Hands on with Caine Linux: Pentesting and UEFI compatible

I have mixed feelings about Caine Linux. First and foremost, it is a Linux-based forensic analysis system which is UEFI-compatible. However, while it is reasonably easy to boot as a Live DVD or USB system, I found it to be rather difficult to install, and quite complicated to use.

There are a variety of special-purpose Linux distributions which I can easily imagine being used for everyday work – Kali Linux, Knoppix, AV Linux and others. But I have difficult time imagining even an experienced Linux user using Caine for everyday tasks.

Maybe this is a good thing. Honestly, a pentest/forensic system should be used for that, and nothing else.  When you use it for other purposes, and in other situations, or you connect regularly to the internet and mount other removable storage devices, you are taking the risk that it could become compromised, corrupted or otherwise damaged and made unsuitable for its primary use.

So that is the reason I have such mixed feelings. Maybe it would be best to use it only as it is distributed, as a standalone Live system. I would be interested in hearing other opinions about this.

But of course the really big question is, does it work on UEFI-firmware systems? This is not a trivial question – for example, Kali Linux (formerly BackTrack), which is my preferred distribution of this type, added UEFI compatibility not long ago, and to say that they had mixed result would be very generous. So having a system that works with UEFI out of the box would be very nice.

The short answer is yes, it does work as a stand-alone UEFI-boot Live system. The long answer is that if you want to go beyond that and create an installed system, well, that works too but you have to be very careful, and there are some potentially serious pitfalls along the way.

Let’s start with the basics of the distribution. Caine 6.0 is derived from Ubuntu 14.04.1 (64 bit). That is a Long Term Support release, so that is a good thing. It uses the MATE desktop, rather than Unity, which is another really good thing. The ISO image can be obtained from their Downloads page (duh), and is relatively large (2.68GB).
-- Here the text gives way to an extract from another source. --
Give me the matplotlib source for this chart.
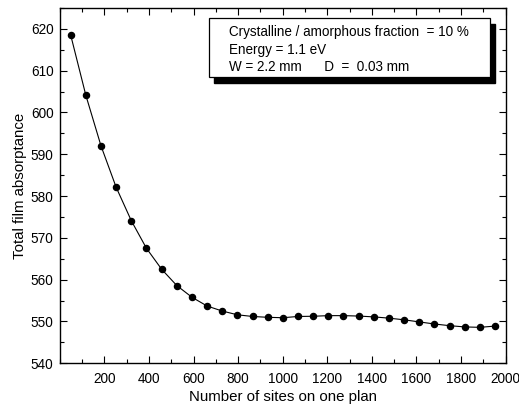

You can either burn the ISO to a DVD, or copy it to a USB stick. The downloads page specifically says that you can use rufus (on Windows) or unetbootin (on Linux, MacOS or Windows).  I am curious/stubborn/lazy/set in my ways (choose one or more which you think applies), so I decided to try a couple of other possibilities. The first and most obvious option, copy directly to a USB stick with dd, doesn’t work. Bummer.  The other obvious choice, because this is an Ubuntu derivative, was to try the Ubuntu Startup Disk Creator. I recently installed Ubuntu 14.10, so I fired that up, and it worked just fine. Yay.

The Live USB stick can then be booted on either “Legacy” (MBR) or UEFI-boot systems, and on UEFI systems it can be booted with Secure Boot enabled (or not). That’s very good news.